Scenario Compass  ·  Guided Exploration

Navigating Climate Futures

Understanding the feasibility and sustainability of global climate mitigation benchmarks

Primer — What you will explore

  • Why we model climate futures
  • What the current scenario landscape looks like
  • How feasibility and sustainability considerations reshape what 1.5°C requires
Section 1

Why do we model climate futures?

To limit the negative impacts and consequences of climate change, countries committed in the Paris Agreement to limit climate change to well below 2°C, aiming for 1.5°C.

To understand how to get there – which technologies to scale, how fast emissions must fall, what trade-offs could arise – scientists build climate mitigation scenarios.

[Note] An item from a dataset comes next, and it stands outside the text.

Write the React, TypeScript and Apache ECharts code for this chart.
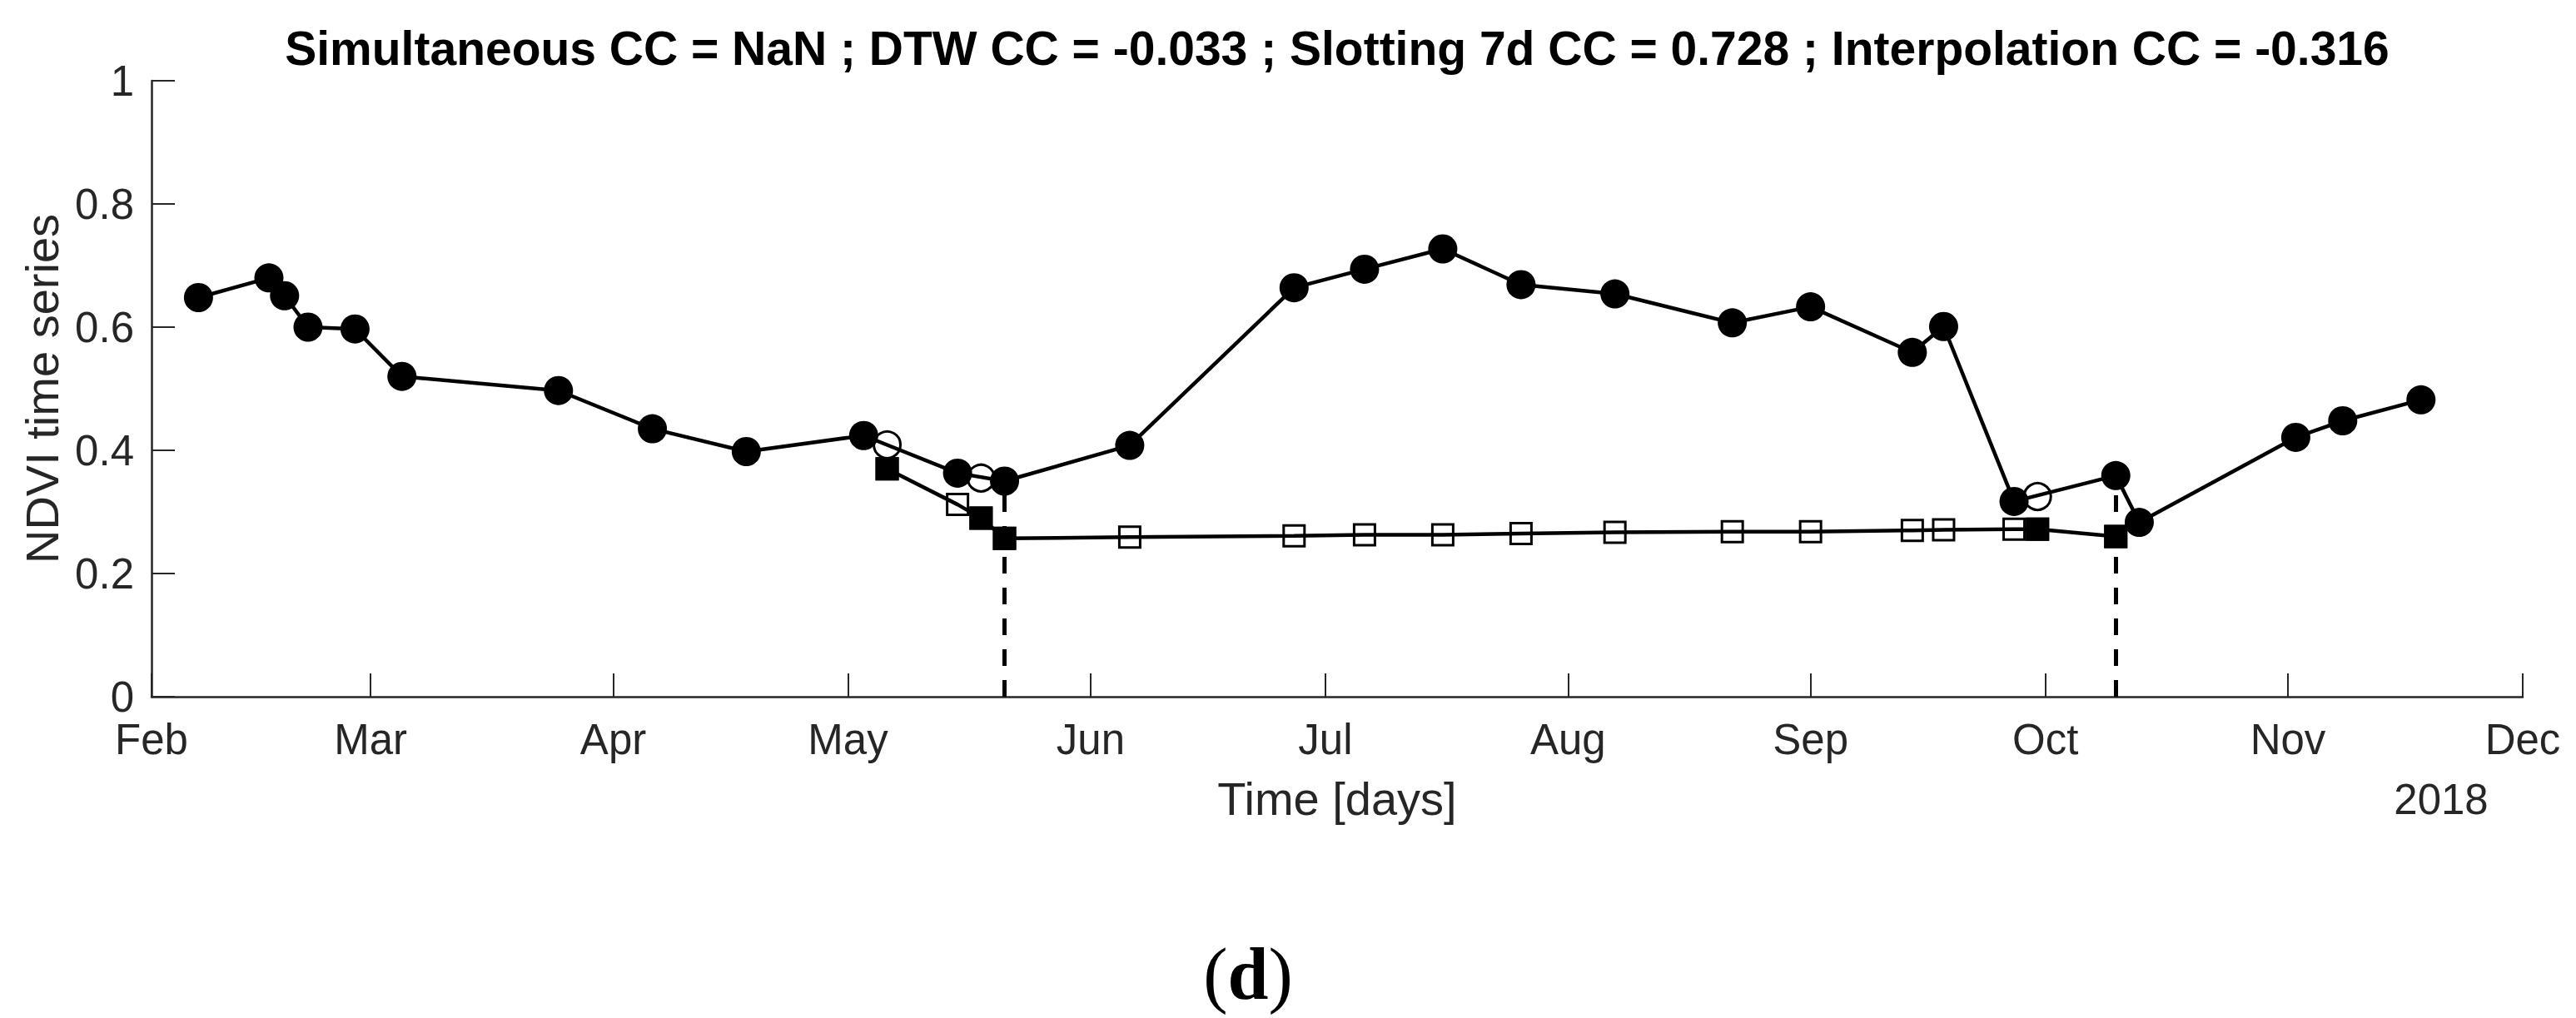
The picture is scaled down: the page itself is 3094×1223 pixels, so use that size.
import React, { useEffect, useRef } from "react";
import * as echarts from "echarts";

// ---- data ----
const monthNames = ["Jan", "Feb", "Mar", "Apr", "May", "Jun", "Jul", "Aug", "Sep", "Oct", "Nov", "Dec"];
const axisStart = "2018-02-01";
const axisEnd = "2018-12-01";
const yearLabel = "2018";
const yTicks = [0, 0.2, 0.4, 0.6, 0.8, 1];

const seriesADates = [
  "2018-02-07", "2018-02-16", "2018-02-18", "2018-02-21", "2018-02-27", "2018-03-05",
  "2018-03-25", "2018-04-06", "2018-04-18", "2018-05-03", "2018-05-15", "2018-05-21",
  "2018-06-06", "2018-06-27", "2018-07-06", "2018-07-16", "2018-07-26", "2018-08-07",
  "2018-08-22", "2018-09-01", "2018-09-14", "2018-09-18", "2018-09-27", "2018-10-10",
  "2018-10-13", "2018-11-02", "2018-11-08", "2018-11-18",
];
const seriesAValues = [
  0.648, 0.68, 0.651, 0.6, 0.597, 0.52,
  0.497, 0.435, 0.398, 0.424, 0.363, 0.35,
  0.408, 0.664, 0.694, 0.727, 0.669, 0.654,
  0.607, 0.633, 0.559, 0.601, 0.317, 0.359,
  0.283, 0.421, 0.448, 0.482,
];

const seriesBDates = [
  "2018-05-06", "2018-05-15", "2018-05-18", "2018-05-21", "2018-06-06", "2018-06-27",
  "2018-07-06", "2018-07-16", "2018-07-26", "2018-08-07", "2018-08-22", "2018-09-01",
  "2018-09-14", "2018-09-18", "2018-09-27", "2018-09-30", "2018-10-10",
];
const seriesBValues = [
  0.37, 0.312, 0.29, 0.257, 0.259, 0.261,
  0.263, 0.263, 0.265, 0.267, 0.268, 0.268,
  0.27, 0.271, 0.272, 0.272, 0.26,
];

const matchedBDates = ["2018-05-06", "2018-05-18", "2018-05-21", "2018-09-30", "2018-10-10"];
const interpADates = ["2018-05-06", "2018-05-18", "2018-09-30"];
const interpAValues = [0.409, 0.355, 0.325];
const alignDates = ["2018-05-21", "2018-10-10"];

const titleText =
  "Simultaneous CC = NaN ; DTW CC = -0.033 ; Slotting 7d CC = 0.728 ; Interpolation CC = -0.316";

// ---- helpers ----
const ts = (s: string) => {
  const [y, m, d] = s.split("-").map(Number);
  return new Date(y, m - 1, d).getTime();
};
const pairs = (dates: string[], vals: number[]) => dates.map((d, i) => [ts(d), vals[i]]);

const W = 3094;
const H = 1223;
const GRID_L = 182;
const GRID_R = 64;
const GRID_T = 97;
const GRID_B = 386;
const AXIS_COLOR = "#262626";
const SANS = "'Liberation Sans', Arial, Helvetica, sans-serif";

export default function App() {
  const ref = useRef<HTMLDivElement>(null);

  useEffect(() => {
    document.body.style.margin = "0";
    if (!ref.current) return;
    const chart = echarts.init(ref.current, undefined, { renderer: "svg" });

    const aData = pairs(seriesADates, seriesAValues);
    const bData = pairs(seriesBDates, seriesBValues);
    const matchedData = matchedBDates.map((d) => [ts(d), seriesBValues[seriesBDates.indexOf(d)]]);
    const interpData = pairs(interpADates, interpAValues);
    const alignLines = alignDates.map((d) => {
      const v = seriesAValues[seriesADates.indexOf(d)];
      return [{ coord: [ts(d), 0] }, { coord: [ts(d), v] }];
    });

    const plotCenter = GRID_L + (W - GRID_L - GRID_R) / 2;

    chart.setOption({
      animation: false,
      backgroundColor: "#ffffff",
      title: {
        text: titleText,
        left: plotCenter,
        textAlign: "center",
        top: 29,
        padding: 0,
        textStyle: { fontFamily: SANS, fontWeight: "bold", fontSize: 57, color: "#000" },
      },
      grid: { left: GRID_L, right: GRID_R, top: GRID_T, bottom: GRID_B },
      xAxis: {
        type: "time",
        min: ts(axisStart),
        max: ts(axisEnd),
        splitNumber: 10,
        minInterval: 28 * 86400000,
        maxInterval: 31 * 86400000,
        name: "Time [days]",
        nameLocation: "middle",
        nameGap: 94,
        nameTextStyle: { fontFamily: SANS, fontSize: 56, color: AXIS_COLOR },
        axisLine: { show: true, lineStyle: { color: AXIS_COLOR, width: 2.5 } },
        axisTick: { show: true, inside: true, length: 28, lineStyle: { color: AXIS_COLOR, width: 2 } },
        minorTick: { show: false },
        splitLine: { show: false },
        axisLabel: {
          show: true,
          margin: 26,
          showMinLabel: true,
          showMaxLabel: true,
          fontFamily: SANS,
          fontSize: 51,
          color: AXIS_COLOR,
          formatter: (v: number) => monthNames[new Date(v).getMonth()],
        },
      },
      yAxis: {
        type: "value",
        min: yTicks[0],
        max: yTicks[yTicks.length - 1],
        interval: yTicks[1] - yTicks[0],
        name: "NDVI time series",
        nameLocation: "middle",
        nameRotate: 90,
        nameGap: 104,
        nameTextStyle: { fontFamily: SANS, fontSize: 56, color: AXIS_COLOR },
        axisLine: { show: true, lineStyle: { color: AXIS_COLOR, width: 2.5 } },
        axisTick: { show: true, inside: true, length: 28, lineStyle: { color: AXIS_COLOR, width: 2 } },
        splitLine: { show: false },
        axisLabel: {
          margin: 21,
          fontFamily: SANS,
          fontSize: 51,
          color: AXIS_COLOR,
          formatter: (v: number) => String(Math.round(v * 10) / 10),
        },
      },
      graphic: [
        {
          type: "text",
          x: 2932,
          y: 960,
          style: {
            text: yearLabel,
            fontFamily: SANS,
            fontSize: 51,
            fill: AXIS_COLOR,
            align: "center",
            verticalAlign: "middle",
          },
        },
        {
          type: "text",
          x: 1499,
          y: 1170,
          style: {
            text: "{p|(}{b|d}{p|)}",
            align: "center",
            verticalAlign: "middle",
            rich: {
              p: { fontFamily: "'Liberation Serif', 'Times New Roman', serif", fontSize: 88, fill: "#000" },
              b: {
                fontFamily: "'Liberation Serif', 'Times New Roman', serif",
                fontSize: 88,
                fontWeight: "bold",
                fill: "#000",
              },
            },
          },
        },
      ],
      series: [
        {
          name: "Series B",
          type: "line",
          data: bData,
          symbol: "rect",
          symbolSize: 25,
          showAllSymbol: true,
          lineStyle: { color: "#000", width: 4.5 },
          itemStyle: { color: "rgba(255,255,255,0)", borderColor: "#000", borderWidth: 3 },
          z: 2,
        },
        {
          name: "Series A",
          type: "line",
          data: aData,
          symbol: "circle",
          symbolSize: 35,
          showAllSymbol: true,
          lineStyle: { color: "#000", width: 4.5 },
          itemStyle: { color: "#000" },
          markLine: {
            silent: true,
            symbol: ["none", "none"],
            label: { show: false },
            lineStyle: { color: "#000", width: 5, type: [20, 17] },
            data: alignLines,
          },
          z: 3,
        },
        {
          name: "Matched B",
          type: "scatter",
          data: matchedData,
          symbol: "rect",
          symbolSize: 28,
          itemStyle: { color: "#000", opacity: 1 },
          z: 4,
        },
        {
          name: "Interpolated A",
          type: "scatter",
          data: interpData,
          symbol: "circle",
          symbolSize: 32,
          itemStyle: { color: "rgba(255,255,255,0)", borderColor: "#000", borderWidth: 3, opacity: 1 },
          z: 5,
        },
      ],
    });

    return () => chart.dispose();
  }, []);

  return <div ref={ref} style={{ width: W, height: H }} />;
}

A scenario is not a prediction. It is a self-consistent, plausible description of how the world could evolve if certain choices were made and certain conditions hold. Think of scenarios as maps of possible futures.

Section 2

The current scenario landscape

The Scenario Compass database is what scientists call an 'ensemble of opportunity'. It contains the scenarios that modelling teams chose to submit – not a systematically representative sample of all possible futures.

Figure 1 · The Scenario Map

Scenario count reflects modelling conventions, not real-world likelihood — more is not more probable.

Section 3

Feasibility and sustainability

Not every path on a map is equally passable. A route that crosses a lake may be geometrically direct but physically impassable.

Feasibility

asks: can this happen? It examines whether a scenario's requirement, for example the pace of technology development, fall within the bounds of what is plausible given current knowledge.

Sustainability

asks: should this happen, given planetary and social limits? It examines whether a scenario stays within ecological boundaries and respects basic social thresholds.

Figure 2 · Feasibility and Sustainability criteria

Checkpoint

What is the difference between a feasibility flag and a sustainability flag?

Section 4

Reshaping 1.5°C requirements

When you filter the ensemble for both climate targets and sustainability thresholds, the waypoints change significantly.

Figure 3 · Benchmark explorer

Three findings emerge consistently:

  1. Considering sustainability and feasibility increases short-term ambition.
  2. Speculative carbon removal (CDR) reliance is significantly reduced.
  3. Demand-side transformations become essential for 1.5°C compatibility.